I will frequently be playing guitar and end up playing a sound that I am unsure of the technically defined chord type. I have a very basic level of understanding when it comes to guitar theory in terms of chords on the fretboard. However, I've been playing guitar for several years and am quite comfortable with the instrument, which leads me to experiment along the fretboard with weird ( but sonically logical ) combos of personally unknown chord types.

I've been working on learning more guitar theory to figure out these shapings, but I am wondering in the meantime if there exists an application out there where you could input the guitar sound I am playing and generate the type of chord associated.

I've seen many apps that provide a printed text of various chords and play the selected chord sound as an output; however, I have yet to find an app that inputs sound (from your guitar) and outputs the type of chord as printed text. Does this exist?

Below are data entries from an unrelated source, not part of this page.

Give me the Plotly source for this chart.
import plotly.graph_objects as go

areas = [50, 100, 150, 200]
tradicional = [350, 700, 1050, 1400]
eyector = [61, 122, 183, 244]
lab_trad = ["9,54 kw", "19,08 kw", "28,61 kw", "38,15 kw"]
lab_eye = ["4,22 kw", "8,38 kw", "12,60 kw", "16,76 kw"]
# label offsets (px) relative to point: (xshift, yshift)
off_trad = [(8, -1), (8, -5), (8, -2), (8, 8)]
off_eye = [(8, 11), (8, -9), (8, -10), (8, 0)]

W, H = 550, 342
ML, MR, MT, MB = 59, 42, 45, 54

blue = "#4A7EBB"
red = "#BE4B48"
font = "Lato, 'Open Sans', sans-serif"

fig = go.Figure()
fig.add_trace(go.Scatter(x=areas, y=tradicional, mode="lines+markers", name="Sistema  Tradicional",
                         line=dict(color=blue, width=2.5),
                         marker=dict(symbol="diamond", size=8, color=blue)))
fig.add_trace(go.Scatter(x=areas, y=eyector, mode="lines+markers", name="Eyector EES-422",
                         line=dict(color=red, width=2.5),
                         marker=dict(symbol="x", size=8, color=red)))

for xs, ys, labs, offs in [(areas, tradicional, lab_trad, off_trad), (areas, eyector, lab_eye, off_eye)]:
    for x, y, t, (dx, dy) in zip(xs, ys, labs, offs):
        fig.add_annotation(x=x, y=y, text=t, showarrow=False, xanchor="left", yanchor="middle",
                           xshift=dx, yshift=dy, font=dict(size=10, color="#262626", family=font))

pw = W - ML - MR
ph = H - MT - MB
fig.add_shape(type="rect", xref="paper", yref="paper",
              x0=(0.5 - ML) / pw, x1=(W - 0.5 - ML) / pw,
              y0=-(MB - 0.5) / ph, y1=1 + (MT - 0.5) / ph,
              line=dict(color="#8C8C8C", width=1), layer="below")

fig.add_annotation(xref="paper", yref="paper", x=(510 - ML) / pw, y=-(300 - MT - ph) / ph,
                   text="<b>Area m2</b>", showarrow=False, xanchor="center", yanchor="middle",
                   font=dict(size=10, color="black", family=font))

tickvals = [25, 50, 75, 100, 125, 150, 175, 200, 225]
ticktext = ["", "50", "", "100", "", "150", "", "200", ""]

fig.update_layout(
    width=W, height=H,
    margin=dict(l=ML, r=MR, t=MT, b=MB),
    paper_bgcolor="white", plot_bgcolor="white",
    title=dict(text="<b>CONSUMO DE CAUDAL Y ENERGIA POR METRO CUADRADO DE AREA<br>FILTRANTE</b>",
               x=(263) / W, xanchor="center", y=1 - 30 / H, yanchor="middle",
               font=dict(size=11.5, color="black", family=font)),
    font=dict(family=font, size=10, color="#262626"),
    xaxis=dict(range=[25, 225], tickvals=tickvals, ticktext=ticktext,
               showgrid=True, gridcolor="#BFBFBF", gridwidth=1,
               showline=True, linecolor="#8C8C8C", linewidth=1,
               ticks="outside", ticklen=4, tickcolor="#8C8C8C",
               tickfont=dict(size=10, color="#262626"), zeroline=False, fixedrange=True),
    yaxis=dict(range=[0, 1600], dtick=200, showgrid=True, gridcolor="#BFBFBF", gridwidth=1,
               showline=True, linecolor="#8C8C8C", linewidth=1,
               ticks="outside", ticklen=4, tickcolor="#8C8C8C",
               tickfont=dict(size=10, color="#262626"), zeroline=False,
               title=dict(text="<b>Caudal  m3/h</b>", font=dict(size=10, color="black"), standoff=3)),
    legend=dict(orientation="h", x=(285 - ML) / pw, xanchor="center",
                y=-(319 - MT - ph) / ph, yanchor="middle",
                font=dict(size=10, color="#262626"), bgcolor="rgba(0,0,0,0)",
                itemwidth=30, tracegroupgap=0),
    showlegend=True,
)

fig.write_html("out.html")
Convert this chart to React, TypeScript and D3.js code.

  • Any combination of notes that sound good together can technically define a chord. But not all may fit into the western classical definition of the same. If expected notes are missing you will probably get several possible choices. It may not be worth the effort
    – user50691
    Apr 28, 2021 at 20:11
  • I don't know of such an app yet, but the tech exists. Various software can take a chord and work out the individual notes for tuning (melodyne etc.) and from this you could input into a known 'chord namer', but as it's still fairly new tech it may still be relatively expensive. As a side, I would be a little careful of chord naming apps. Some are pretty good but even then they often give chords funny names where a bit of theory knowledge could see though what was going on a lot better, very often the naming of a chord is down to how it's being used rather than a definite, correct, name!
    – OwenM
    Apr 28, 2021 at 22:13
  • I think you’ll do better to write out what you’re playing as tab and/or learn notation and write the notes. Music written as only chord names is pretty limited. Besides, if you write out the notes, you can focus on what sounds good without having to analyze chords. Apr 28, 2021 at 22:17
  • The actual problem behind this seems to be, "how to understand what I'm playing and reason about the notes, if I'm able to create interesting sounds, but cannot recognize them as any chords I know." And for that you had assumed that the right way is to find a textual chord symbol name, and that such a name can be found in the first place, and for doing that there is probably an app, and now the problem is to find that app. But IMO, none of those assumptions is necessarily correct. Maybe you could try posting a question about the real problem? If I understood correctly Apr 29, 2021 at 6:35

1 Answer 1


I'm not sure exactly what you're looking for exists.

That said, most tuners/tuner apps can usually tell what notes you're playing--though most usually identify just one note. If you play chords into the tuner, you might get some unexpected/inconclusive results. But it's probably better than nothing.

If you're not bent on playing it on your guitar directly, you do have the option of a chord identifier. Here is an example of one I like. This tool--and ones like it--allows you to put what frets you're playing and it will tell you what chord you're playing--or what chords you could be playing if there is more than one possibility (i. e., there's not enough information to give one specific one).